We've gone from programmable cpus, to programmable components (e.g. flash and controllers on disks, disk controllers, USB controllers, or video), to programmable cables (e.g. HDMI or thunderbolt). Imagine the hackability (and trustworthiness [lack of]) of a machine with re-programmable everything ... like my Mac: the CPU, the disk drive, the video cable, the disk-drive cable, ... TPM isn't going to protect anything ... And we thought DLL hell was bad: we now have to do firmware upgrades to our disk drives [see Seagate's website], and even our Thunderbolt cables... who's going to do all that administration?

xor007 wrote at 27 Nov 2014, 16.18:

I bow to you man!

jes wrote at 24 Nov 2014, 15.30:

f****ing incredible man, I loved the reading having debugged hardware keys for years. go on like this! +1

inawe wrote at 3 Aug 2014, 15.13:

You sir are a fucking genius. Well done I enjoyed the read.

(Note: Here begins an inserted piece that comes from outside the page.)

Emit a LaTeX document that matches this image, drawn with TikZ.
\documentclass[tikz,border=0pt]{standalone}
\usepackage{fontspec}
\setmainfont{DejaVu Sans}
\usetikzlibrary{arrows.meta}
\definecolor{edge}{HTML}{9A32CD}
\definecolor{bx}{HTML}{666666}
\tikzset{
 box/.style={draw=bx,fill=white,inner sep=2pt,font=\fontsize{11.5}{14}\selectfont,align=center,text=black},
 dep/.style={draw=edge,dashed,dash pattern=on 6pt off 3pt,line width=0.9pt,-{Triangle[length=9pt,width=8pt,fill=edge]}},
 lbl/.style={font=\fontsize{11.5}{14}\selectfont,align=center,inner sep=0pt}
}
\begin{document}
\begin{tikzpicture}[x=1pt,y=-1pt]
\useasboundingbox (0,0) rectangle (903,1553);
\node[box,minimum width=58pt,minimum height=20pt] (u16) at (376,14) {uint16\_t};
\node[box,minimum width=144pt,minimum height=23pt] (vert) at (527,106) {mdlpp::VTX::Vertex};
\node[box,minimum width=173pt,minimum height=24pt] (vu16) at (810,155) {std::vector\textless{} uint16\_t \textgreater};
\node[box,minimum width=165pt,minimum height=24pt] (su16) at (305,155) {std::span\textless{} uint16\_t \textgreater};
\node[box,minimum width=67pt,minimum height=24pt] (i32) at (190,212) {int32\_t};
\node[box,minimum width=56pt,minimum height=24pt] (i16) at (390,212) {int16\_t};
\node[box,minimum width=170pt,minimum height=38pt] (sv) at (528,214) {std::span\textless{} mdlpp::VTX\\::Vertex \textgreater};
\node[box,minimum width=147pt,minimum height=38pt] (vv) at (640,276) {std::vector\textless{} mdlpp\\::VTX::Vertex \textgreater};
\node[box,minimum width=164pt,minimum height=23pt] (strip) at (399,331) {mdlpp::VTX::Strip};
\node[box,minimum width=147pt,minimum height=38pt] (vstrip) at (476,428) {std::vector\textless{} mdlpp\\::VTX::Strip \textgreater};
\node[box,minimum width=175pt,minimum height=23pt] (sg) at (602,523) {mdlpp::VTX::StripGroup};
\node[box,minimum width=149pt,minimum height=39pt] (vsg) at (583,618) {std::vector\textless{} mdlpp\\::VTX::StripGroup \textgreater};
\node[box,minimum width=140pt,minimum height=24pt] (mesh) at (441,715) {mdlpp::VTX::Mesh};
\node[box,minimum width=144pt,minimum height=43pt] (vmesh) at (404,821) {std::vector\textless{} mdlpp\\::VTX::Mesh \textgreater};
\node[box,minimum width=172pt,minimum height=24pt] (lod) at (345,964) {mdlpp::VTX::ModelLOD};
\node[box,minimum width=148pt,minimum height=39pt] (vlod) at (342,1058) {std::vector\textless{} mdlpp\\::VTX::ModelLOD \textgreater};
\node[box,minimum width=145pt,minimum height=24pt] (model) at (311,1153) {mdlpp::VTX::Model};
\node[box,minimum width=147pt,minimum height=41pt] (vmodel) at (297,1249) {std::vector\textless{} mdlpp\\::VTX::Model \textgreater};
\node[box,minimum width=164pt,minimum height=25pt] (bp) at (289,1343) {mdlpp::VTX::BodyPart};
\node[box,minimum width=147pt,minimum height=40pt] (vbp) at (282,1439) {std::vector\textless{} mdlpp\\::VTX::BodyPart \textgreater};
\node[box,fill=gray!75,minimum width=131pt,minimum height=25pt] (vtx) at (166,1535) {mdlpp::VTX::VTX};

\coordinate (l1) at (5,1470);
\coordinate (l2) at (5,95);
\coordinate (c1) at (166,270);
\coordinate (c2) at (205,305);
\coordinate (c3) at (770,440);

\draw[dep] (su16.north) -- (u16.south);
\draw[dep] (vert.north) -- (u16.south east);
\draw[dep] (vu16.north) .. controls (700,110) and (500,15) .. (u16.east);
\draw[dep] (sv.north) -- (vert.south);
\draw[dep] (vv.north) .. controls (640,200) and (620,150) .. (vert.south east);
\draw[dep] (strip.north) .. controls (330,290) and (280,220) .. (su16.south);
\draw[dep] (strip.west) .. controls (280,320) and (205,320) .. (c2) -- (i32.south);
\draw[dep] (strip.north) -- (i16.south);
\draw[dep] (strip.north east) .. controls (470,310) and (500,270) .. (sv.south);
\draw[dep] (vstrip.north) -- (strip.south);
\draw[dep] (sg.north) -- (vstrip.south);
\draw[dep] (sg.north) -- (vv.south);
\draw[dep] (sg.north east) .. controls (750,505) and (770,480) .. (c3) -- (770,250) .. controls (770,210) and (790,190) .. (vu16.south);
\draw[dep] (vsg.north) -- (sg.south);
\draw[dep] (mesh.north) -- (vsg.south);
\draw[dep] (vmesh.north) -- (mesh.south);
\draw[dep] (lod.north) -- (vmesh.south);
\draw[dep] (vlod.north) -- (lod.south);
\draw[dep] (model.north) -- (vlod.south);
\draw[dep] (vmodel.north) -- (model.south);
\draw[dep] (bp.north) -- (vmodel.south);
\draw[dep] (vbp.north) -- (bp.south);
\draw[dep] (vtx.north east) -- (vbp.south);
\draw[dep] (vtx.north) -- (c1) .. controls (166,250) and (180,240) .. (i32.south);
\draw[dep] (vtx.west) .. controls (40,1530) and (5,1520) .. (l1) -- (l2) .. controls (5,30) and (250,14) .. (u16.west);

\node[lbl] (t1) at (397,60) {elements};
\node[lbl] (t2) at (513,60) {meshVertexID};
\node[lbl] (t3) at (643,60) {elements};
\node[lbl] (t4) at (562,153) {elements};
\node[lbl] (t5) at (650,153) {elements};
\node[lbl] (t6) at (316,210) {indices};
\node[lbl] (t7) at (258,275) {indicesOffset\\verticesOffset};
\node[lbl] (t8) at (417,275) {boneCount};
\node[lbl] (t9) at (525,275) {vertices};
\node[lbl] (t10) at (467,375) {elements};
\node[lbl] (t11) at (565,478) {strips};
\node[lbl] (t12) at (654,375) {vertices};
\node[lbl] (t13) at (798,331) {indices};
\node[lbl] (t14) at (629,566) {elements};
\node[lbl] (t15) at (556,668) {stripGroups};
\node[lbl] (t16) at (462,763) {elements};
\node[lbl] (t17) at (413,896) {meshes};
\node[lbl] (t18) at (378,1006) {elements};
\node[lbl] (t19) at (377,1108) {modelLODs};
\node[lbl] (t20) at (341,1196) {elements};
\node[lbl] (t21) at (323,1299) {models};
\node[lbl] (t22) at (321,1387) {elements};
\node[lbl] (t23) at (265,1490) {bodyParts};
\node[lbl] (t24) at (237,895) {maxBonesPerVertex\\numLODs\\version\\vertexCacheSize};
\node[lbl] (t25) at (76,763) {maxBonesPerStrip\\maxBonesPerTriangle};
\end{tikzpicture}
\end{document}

Pinery wrote at 8 May 2014, 17.24:

help? cable VTAR,nTRST,TDI,TMS,TCK,RTCK,TDO my.cfg interface ft2232 ft2232_device_desc "TIAO USB Multi-Protocol Adapter A" ft2232_layout jtagkey ft2232_vid_pid 0x0403 0x8A98 adapter_khz 1000 reset_config trst_only separate trst_push_pull feroceon.cfg ... #reset_config trst_and_srst openocd -f my.cfg -f feroceon.cfg telnet localhost 4444 >halt Halt timed out,wake up GDB. timed out while waitting for target halted in procedure 'halt' ????